İnsanlar tarih boyunca hep adaleti aramışlar ve haksızlıklardan şikayetçi olmuşlardır. Gerçekten adil olanlar ise bir efsane gibi tarihe mal olmuşlardır. Bugün adaletli çözümlerden söz ederken Hazreti Ömer adaleti gibi diye bir benzetme yapıyorsak, temiz eller operasyonu denilince savcı Di Pietro aklımıza geliyorsa bu durum, o dönem adaletinin tarihe damgasını vurmasından ileri gelmektedir.
 
Tarih boyunca ideolojilerinde hukuku etkilediği görülmektedir. Her ideoloji kendi hukukunu oluşturmuştur. Halbuki yargı kurumlarının gerçek adaleti dağıtabilmeleri için ideolojilerden etkilenmemeleri zorunludur. Aksi takdirde yargı kurumları, yargıçların ideolojik değerlendirmelerine göre karar verirler ki, bu durum, yargıyı kullanarak ideolojik hesaplaşmaya dönüşür.
 
Diğer taraftan her rejim kendi hukukunu oluşturur. Özellikle devrimle gelen rejimlerin karşısında karşı devrim hareketleri tarih boyunca var olmuştur. Yargı bu konuda da bağımsız olmalıdır. Olmadığı takdirde yargı üzerinden rejim çatışmaları meydana gelir.
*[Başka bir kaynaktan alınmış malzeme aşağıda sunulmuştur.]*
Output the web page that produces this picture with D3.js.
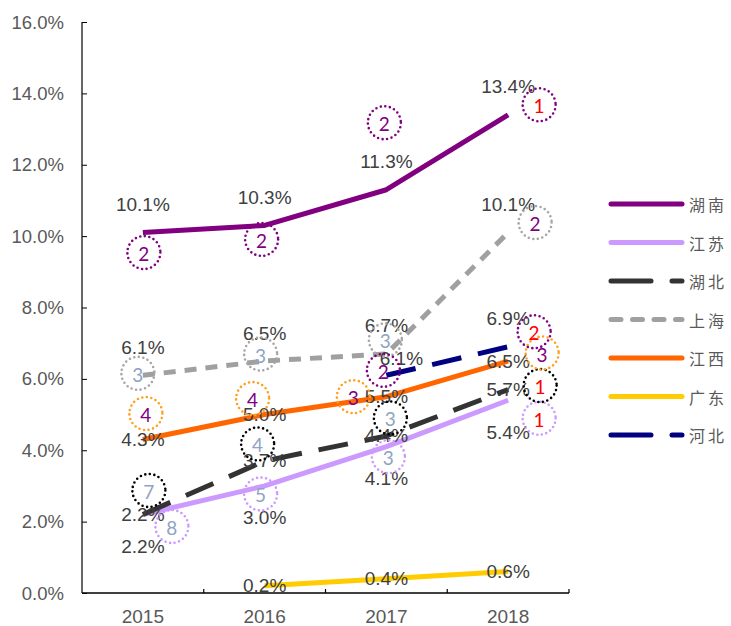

Bu durum gelecek için yeni hesaplaşmalara kapı açacağından tehlikeli sonuçlar doğurabilir. Halbuki esas olan geçmişle hesaplaşmak değil, yüzleşmek olmalıdır. Hukuk kuralları içinde yüzleşmeyi becerebildiğimiz takdirde uzlaşma kültürüne hizmet etmiş oluruz.
 
İşte bugün Türkiye’de ihtiyaç duyulan hukukun üstünlüğü, ideolojilerden ve rejim çatışmalarından uzak, güçlünün değil, haklının hukukunu esas alan ve evrensel hukuk kurallarına uyan hukukun üstünlüğüdür. Bunu sağladığımız takdirde bağımsız yargının dağıttığı adalet, kamu vicdanında rahatlık yaratacak ve toplumsal huzur yeniden tesis edilecektir. Aksi takdirde hukuk kisvesi altında işlenen cürümlerin Türkiye’yi uçuruma götüreceği düşünülmektedir.
 
Bir mühendis ve teknokrat olarak öncelikle bütün hukukçulardan özür dilemek zorundayım. Alanım olmayan bir konuda haddimi aşmak istemem. Ancak yargı bağımsızlığından rahatsızlık hisseden bir yurttaş olarak vicdani hissiyatımı paylaşmak ihtiyacını duydum. Sürçü lisan oldu ise af ola diyor, okuyucularıma ve değerli hukukçularımıza saygılarımı sunuyorum.